- Work to do
Repeat every line of the listing below exactly, minus the pictures.

—————

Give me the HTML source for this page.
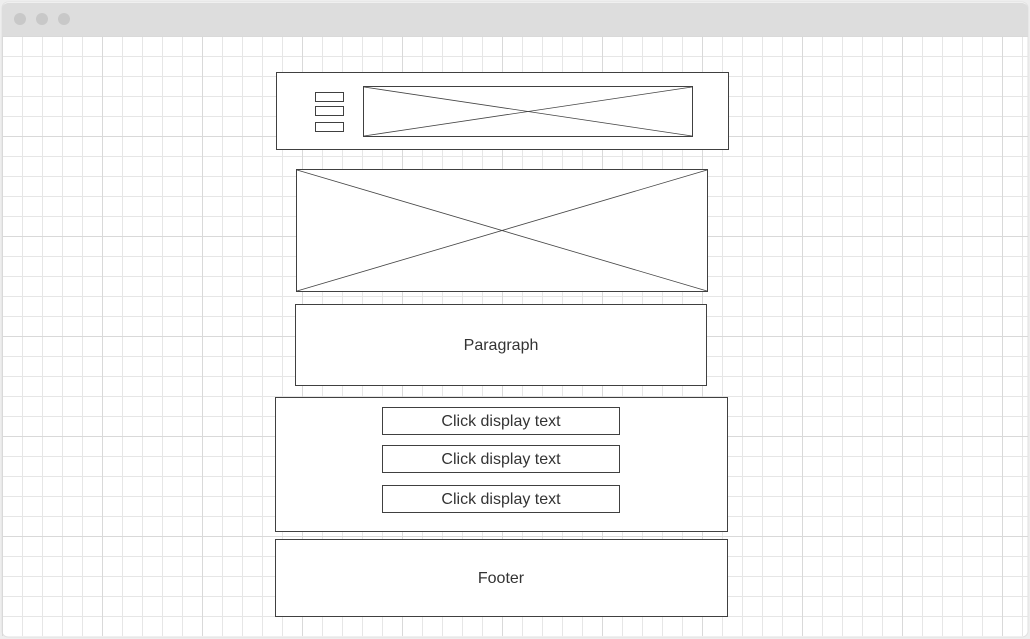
<!DOCTYPE html>
<html><head><meta charset="utf-8"><style>
html,body{margin:0;padding:0;background:#eee;}
svg{display:block;}
text{font-family:"Liberation Sans",sans-serif;font-size:16px;fill:#333;}
</style></head><body>
<svg width="1030" height="639" viewBox="0 0 1030 639">
<defs>
<pattern id="minor" x="2" y="36" width="20" height="20" patternUnits="userSpaceOnUse">
<path d="M0 0.5H20M0.5 0V20" stroke="#e6e6e6" stroke-width="1" fill="none"/>
</pattern>
<pattern id="major" x="2" y="36" width="100" height="100" patternUnits="userSpaceOnUse">
<path d="M0 0.5H100M0.5 0V100" stroke="#d9d9d9" stroke-width="1" fill="none"/>
</pattern>
</defs>
<rect x="2" y="2" width="1026" height="635" rx="6" fill="#fff" stroke="#e2e2e2"/>
<rect x="2" y="36" width="1026" height="600" fill="url(#minor)"/>
<rect x="2" y="36" width="1026" height="600" fill="url(#major)"/>
<path d="M2 36V9a6 6 0 0 1 6-6H1022a6 6 0 0 1 6 6V36Z" fill="#dddddd"/>
<circle cx="20" cy="19" r="6" fill="#c8c8c8"/>
<circle cx="42" cy="19" r="6" fill="#c8c8c8"/>
<circle cx="64" cy="19" r="6" fill="#c8c8c8"/>
<g stroke="#404040" stroke-width="1" fill="#fff" shape-rendering="crispEdges">
<rect x="276.5" y="72.5" width="452" height="77"/>
<rect x="315.5" y="92.5" width="28" height="9"/>
<rect x="315.5" y="106.5" width="28" height="9"/>
<rect x="315.5" y="122.5" width="28" height="9"/>
<rect x="363.5" y="86.5" width="329" height="50"/>
<rect x="296.5" y="169.5" width="411" height="122"/>
<rect x="295.5" y="304.5" width="411" height="81"/>
<rect x="275.5" y="397.5" width="452" height="134"/>
<rect x="382.5" y="407.5" width="237" height="27"/>
<rect x="382.5" y="445.5" width="237" height="27"/>
<rect x="382.5" y="485.5" width="237" height="27"/>
<rect x="275.5" y="539.5" width="452" height="77"/>
</g>
<g stroke="#444" stroke-width="0.8" fill="none">
<path d="M364 87L692 136M364 136L692 87"/>
<path d="M297 170L707 291M297 291L707 170"/>
</g>
<text x="501" y="350" text-anchor="middle">Paragraph</text>
<text x="501" y="426" text-anchor="middle">Click display text</text>
<text x="501" y="464" text-anchor="middle">Click display text</text>
<text x="501" y="504" text-anchor="middle">Click display text</text>
<text x="501" y="583" text-anchor="middle">Footer</text>
</svg>
</body></html>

—————

- Response to the exercise
Give me the HTML source for this page.
<!DOCTYPE html>
<html><head><meta charset="utf-8"><style>
html,body{margin:0;padding:0;background:#eee;}
svg{display:block;}
text{font-family:"Liberation Sans",sans-serif;font-size:16px;fill:#333;}
</style></head><body>
<svg width="1030" height="639" viewBox="0 0 1030 639">
<defs>
<pattern id="minor" x="2" y="36" width="20" height="20" patternUnits="userSpaceOnUse">
<path d="M0 0.5H20M0.5 0V20" stroke="#e6e6e6" stroke-width="1" fill="none"/>
</pattern>
<pattern id="major" x="2" y="36" width="100" height="100" patternUnits="userSpaceOnUse">
<path d="M0 0.5H100M0.5 0V100" stroke="#d9d9d9" stroke-width="1" fill="none"/>
</pattern>
</defs>
<rect x="2" y="2" width="1026" height="635" rx="6" fill="#fff" stroke="#e2e2e2"/>
<rect x="2" y="36" width="1026" height="600" fill="url(#minor)"/>
<rect x="2" y="36" width="1026" height="600" fill="url(#major)"/>
<path d="M2 36V9a6 6 0 0 1 6-6H1022a6 6 0 0 1 6 6V36Z" fill="#dddddd"/>
<circle cx="20" cy="19" r="6" fill="#c8c8c8"/>
<circle cx="42" cy="19" r="6" fill="#c8c8c8"/>
<circle cx="64" cy="19" r="6" fill="#c8c8c8"/>
<g stroke="#404040" stroke-width="1" fill="#fff" shape-rendering="crispEdges">
<rect x="276.5" y="72.5" width="452" height="77"/>
<rect x="315.5" y="92.5" width="28" height="9"/>
<rect x="315.5" y="106.5" width="28" height="9"/>
<rect x="315.5" y="122.5" width="28" height="9"/>
<rect x="363.5" y="86.5" width="329" height="50"/>
<rect x="296.5" y="169.5" width="411" height="122"/>
<rect x="295.5" y="304.5" width="411" height="81"/>
<rect x="275.5" y="397.5" width="452" height="134"/>
<rect x="382.5" y="407.5" width="237" height="27"/>
<rect x="382.5" y="445.5" width="237" height="27"/>
<rect x="382.5" y="485.5" width="237" height="27"/>
<rect x="275.5" y="539.5" width="452" height="77"/>
</g>
<g stroke="#444" stroke-width="0.8" fill="none">
<path d="M364 87L692 136M364 136L692 87"/>
<path d="M297 170L707 291M297 291L707 170"/>
</g>
<text x="501" y="350" text-anchor="middle">Paragraph</text>
<text x="501" y="426" text-anchor="middle">Click display text</text>
<text x="501" y="464" text-anchor="middle">Click display text</text>
<text x="501" y="504" text-anchor="middle">Click display text</text>
<text x="501" y="583" text-anchor="middle">Footer</text>
</svg>
</body></html>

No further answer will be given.